NILES JORDAN BREIS is a multi-awarded literary writer from Tabaco City in Albay. He is a four-time Palanca winner and was twice named as Fellow of the UP National Writers Workshop of UP-ICW, UP Diliman. Adept in three languages, he was declared Poet of the Year by KWF, and Writer of the Year 2012 of the Premio Arejola for being the sole winner in three genres. He also won in the Gawad Literaturang Bikolnon and was a recipient of the 2016 Outstanding Albayano Award. A summa cum laude in Philosophy, he was an instructor of Metaphysics for years and Research Fellow in Ireland and in 2019, he was the Grand Winner ex aequo of the 1st Valledor Prize for Best Novel. This 2022, he won the Pambansang Alagad ni Balagtas Lifetime Achievement Award for National Excellence in Poetry and Essay in Bikol and Filipino from UMPIL or Unyon ng mga Manunulat sa Pilipinas. He was also named 2022 Kampeon ng Wika by the Komisyon sa Wikang Filipino. He is the newly elected Head of the National Committee on Literary Arts of the National Commission on Culture and the Arts (NCCA) for 2023-2025. His book “Madrugada” is the co-winner of the 2022 Premyo Valledor for Best Novel in Bikol.

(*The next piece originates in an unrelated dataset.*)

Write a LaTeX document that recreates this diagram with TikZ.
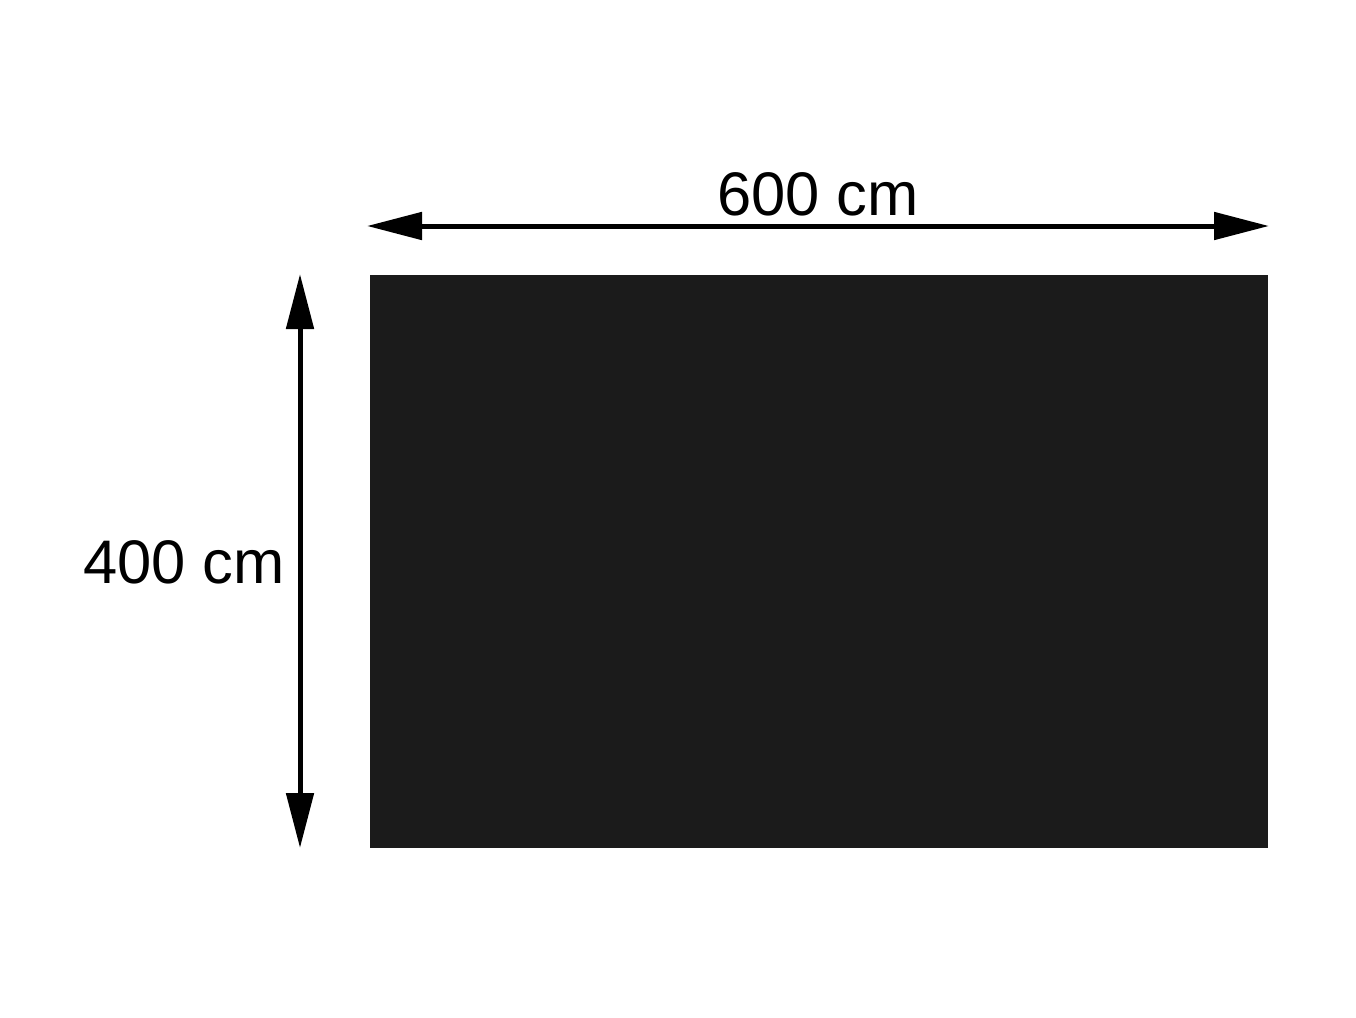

DOODS M. SANTOS is a retired Literature Professor of the Ateneo de Naga University. This book review, titled “Memory, truth, written on the body”, first appeared in Bicol Mail, June 2, 2022.

KALATRABAN SA ALKAWARAAN is a publication of Ateneo de Naga University Press, 2021. It is Niles Breis’ first novel in Bikol and co-winner of the 2018 Premyo Victorio Valledor for Best Novel in Bikol.

PREMYO VALLEDOR, the literary prize for the best contemporary Bikol novel and now in its second year, is sponsored by Victorio Cabangon Valledor, a native of Catanduanes and one of the top insurance brokers in the country today.